PSNI GAA
- Founded:: 2002
- County:: Antrim
- Colours:: Red and green
- Grounds:: Newforge Sports Complex, Newforge Lane, Belfast
- Coordinates:: 54°33′28″N 5°56′35″W﻿ / ﻿54.557698°N 5.943097°W

Playing kits
| Standard colours |

= PSNI GAA =

Antrim-based Gaelic games club

Police Service of Northern Ireland GAA, also known as PSNI GAA, is a Gaelic Games club based in Northern Ireland. The club was set up in 2002 for members of the Police Service of Northern Ireland, with the intent to allow serving police officers to play Gaelic games following the abolition of Rule 21, which had prohibited them from doing so. They are based at Newforge Lane in Belfast alongside other teams affiliated with the RUC Athletic Association. They are affiliated with Antrim GAA and play in their Inter-Firms League. On 18 October 2019 they capped off their most successful year with a win of the Tom Langan trophy for the first time in their history.

== History ==
Prior to 2001, the Gaelic Athletic Association had rule 21 in its statutes, stating that members of the British security services or police forces were not permitted to be members of the GAA. This precluded police officers from the Royal Ulster Constabulary (RUC) from being able to play Gaelic games. In 2001, the ban was lifted, despite five of the county boards of the six counties of Northern Ireland voting against lifting it; Down GAA voted in favour. The RUC reconstituted itself as the PSNI and in 2002, set up its own GAA team which they were able to do following the abolition of rule 21.

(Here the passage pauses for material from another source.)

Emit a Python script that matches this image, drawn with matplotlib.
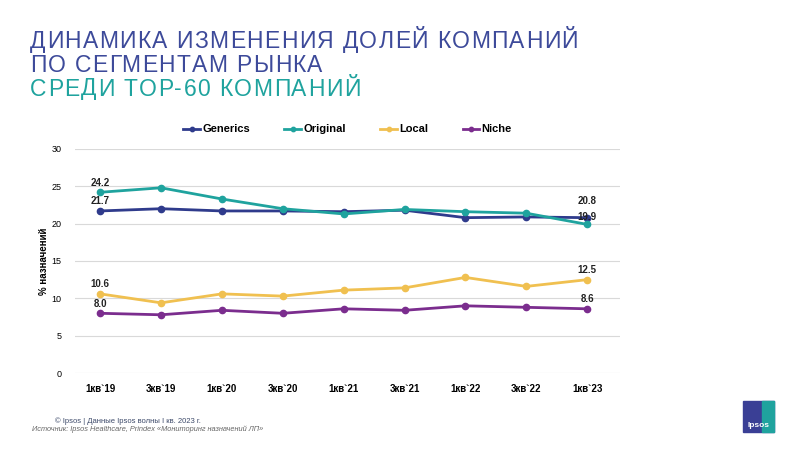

On 30 October 2002, PSNI played their first Gaelic football match against Garda GAA in Dublin, Republic of Ireland. The match was played in secret with the players' names not being revealed despite the Chief Constable of Northern Ireland attending. This would become a regular fixture with the two police forces playing for the McCarthy Cup, named after Thomas St George McCarthy who was a Royal Irish Constabulary policeman and founder of the GAA. In 2006, PSNI GAA set up a hurling team.

In 2007, the PSNI joined the Antrim Inter-Firms League despite warnings that PSNI players at other clubs wanted to remain discreet about their careers after playing for PSNI in challenge games. For security purposes, PSNI players' names are not disclosed when they play. In 2011, the PSNI played Garda at the headquarters of the GAA, Croke Park. PSNI have also played in the Police Gaelic Football Tournament against teams from the New York Police Department and the Metropolitan Police.